Cosa c’è di più ridicolo di un paese che non riesce neppure a stampare moneta? Il Venezuela è riuscita nell’impresa di emettere così tante banconote da non avere più soldi per pagare le tipografie. Non è una barzelletta. Tempo fa, ha dovuto cessare il rapporto con la società De La Rue, non riuscendo a saldare le fatture per i servizi resi con la stampa dei bolivares. E così si è rivolto alla Russia, che tramite una società controllata dallo stato ha permesso al regime di Nicolas Maduro di continuare ad alluvionare l’economia di banconote sempre più carta straccia.

Ma evidentemente anche a Mosca, a un certo punto, vorrebbero essere pagati. Ed ecco che la disperazione di Caracas è arrivata a Caracas, per l’esattezza a Verona.

Venezuela all’ottavo anno di recessione: a breve non estrarrà una goccia di petrolio

La banca centrale ha commissionato alla Fedrigoni, storica società controllata dal fondo americano Bain Capital e in virtù di un contratto siglato nel 2018, la bellezza di 71 tonnellate di banconote da 100.000 bolivares. E’ il valore nominale più alto mai emesso dal Venezuela, ma sapete quanto vale ogni biglietto?
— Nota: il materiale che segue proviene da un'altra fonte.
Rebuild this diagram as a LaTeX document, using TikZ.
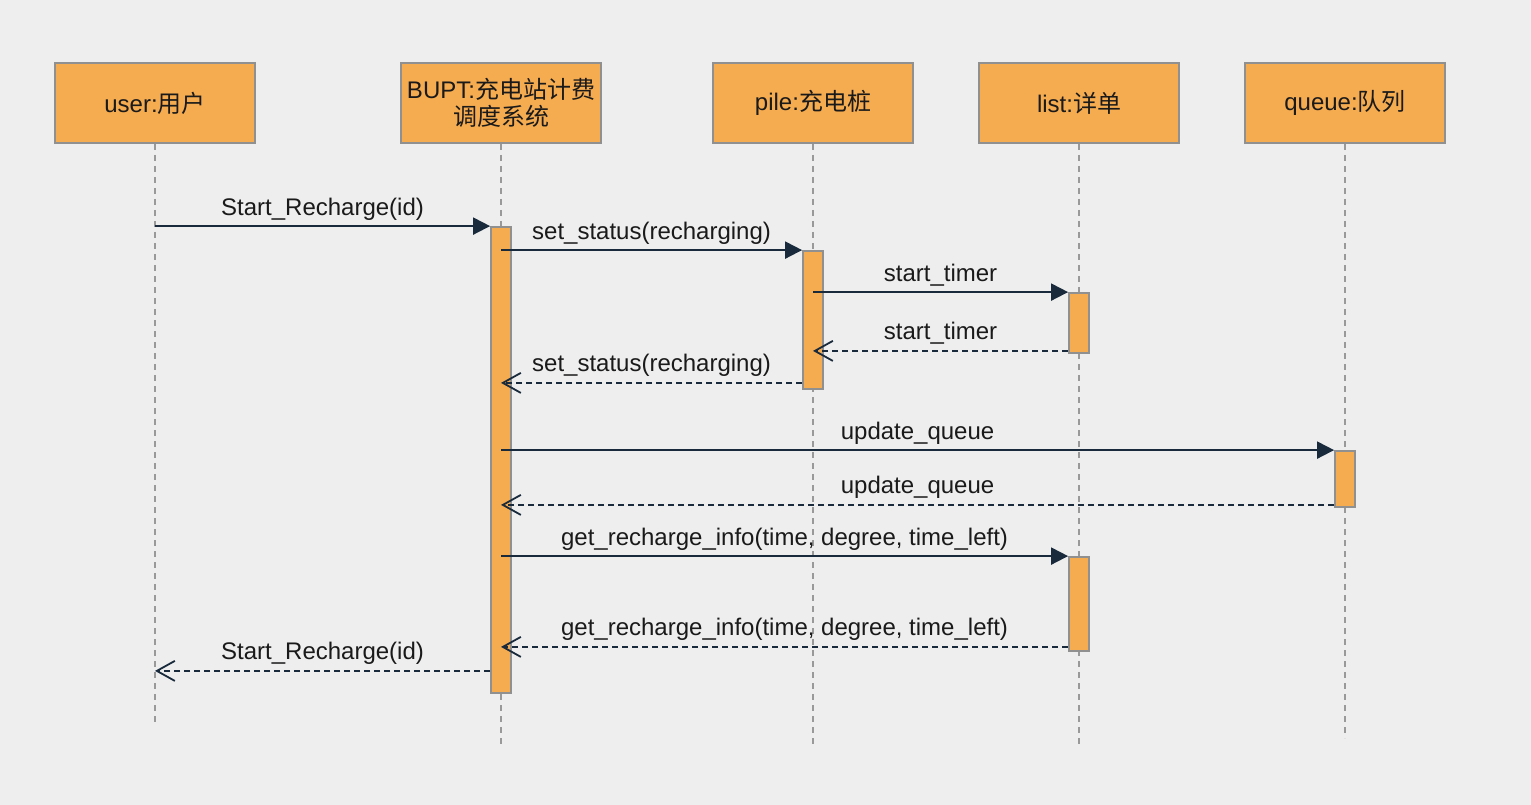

Appena 22 centesimi di dollaro, meno di 20 centesimi di euro. E questo, dopo che due anni fa il governo decise di ritirare le vecchie banconote, emettendone di nuove e con 5 zeri in meno.

Se agli inizi del 2019 l’inflazione culminò al 350.000%, adesso risulta scesa a quasi il 2.400%. Ufficialmente, l’iperinflazione è finita da circa un anno e mezzo. Per essa, s’intende una crescita mensile dei prezzi di almeno il 50%. Questo non significa che i problemi dei venezuelani siano risolti. Anzi, ai ritmi attuali i prezzi aumentano di 25 volte in 12 mesi, quasi raddoppiando ogni mese. I bolivares non valgono davvero nulla e, infatti, i venezuelani più fortunati pagano esclusivamente in dollari, mentre il resto della popolazione punta più che altro sul baratto per fare acquisti.

Ormai, servono più di 100 salari minimi mensili per fare la spesa.

Venezuela a caccia di oro

La situazione è diventata così drammatica, che la banca centrale ha reclamato l’oro depositato presso la Banca d’Inghilterra e che varrebbe oggi circa 1 miliardo di dollaro. Con i proventi della vendita, ha dichiarato, combatterebbe il Covid, accedendo al programma alimentare dell’ONU. Ma Londra ha risposto picche, non riconoscendo più ufficialmente il governo di Maduro, bensì quello di Juan Guaido, il leader delle opposizioni al regime. Caracas ha fatto ricorso e, in primo grado, il giudice britannico ha dato ragione alla Banca d’Inghilterra, mentre quello in appello ha richiesto più tempo per esprimersi, notando nel riconoscimento dell’amministrazione Guaido da parte di Londra una certa “ambiguità” espressiva.

L’unico bene esportato di fatto dal Venezuela è il petrolio, le cui estrazioni sono crollate a meno di 400 mila barili al giorno, con la prospettiva credibile di un totale azzeramento entro pochi mesi. Colpito dall’embargo USA per le ripetute violazioni dei diritti umani, il regime “chavista” non riesce più ad accedere ai dollari e da quasi tre anni ha dovuto sospendere i pagamenti relativi al debito sovrano su $65 miliardi di bond, precipitando in default. Da qui, il paradosso della prima economia al mondo per riserve petrolifere (oltre 300 miliardi di barili accertati) e con le stazioni di servizio a secco di carburante.